Following the creation of TANF, each state was then free to experiment with different welfare reform policies in order to assist recipients with becoming financially stable.

Eventual financial stability is the goal of welfare reform.

Pike County DHR houses four major welfare programs that provide TANF benefits.

The Family Assistance program “provides temporary cash assistance to low-income families,” a DHR pamphlet said.

The Personal Responsibility and Work Opportunity Act created a five year limit on receiving Family Assistance benefits.

In Pike County, there are currently 139 active cases in this program.

In 2014, Governor Robert Bentley signed several bills that made the requirements for Alabama welfare recipients stricter.

Among those bills included the requirement that TANF applicants must apply for three jobs before they are able to receive benefits.
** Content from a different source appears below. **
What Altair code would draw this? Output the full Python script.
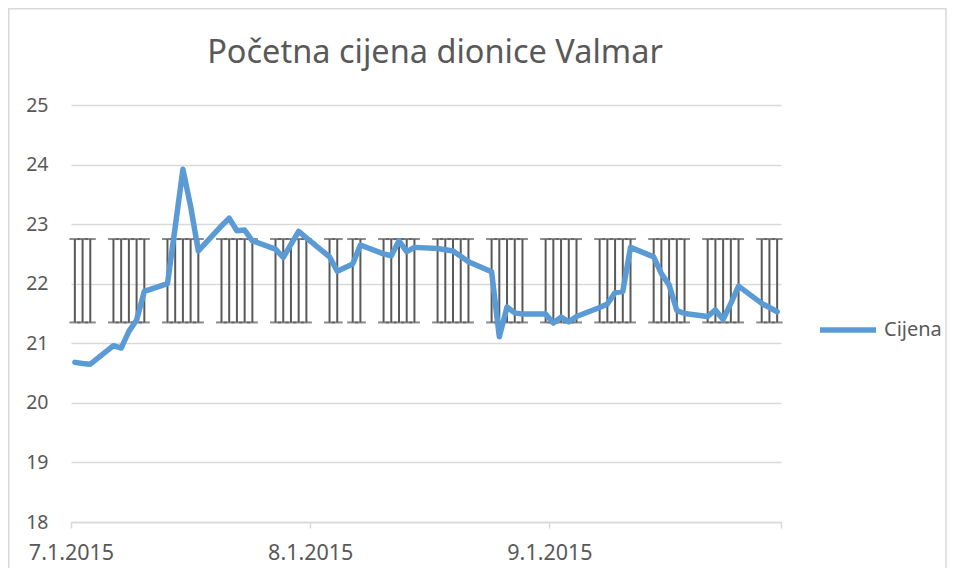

According to Davis, there is also a federal regulation that requires 50 percent of the people involved with the Family Assistance programs must have a job or be in a job training program.

“The county is currently at 54 percent,” Davis said.

Food Assistance is also provided to families through human resources.

This program “provides assistance to supplement the food budgets of low income individuals and families,” the pamphlet said.

In February 2015, the county issued around $950,000 in food stamps to approximately 3,500 households.

DHR also provides assistance with child support within the county, collecting and distributing around $200,000 in child support in February 2015.

The Pike County Department of Human Resources is also available for information and referral services.

“If someone comes in here, we’re going to try to help them,” Davis said. “We can contact the appropriate agency needed, provide the appropriate information or even help people register to vote.”

Alabama TANF recipients must apply at their local human resource department and meet a list of technical and financial requirements.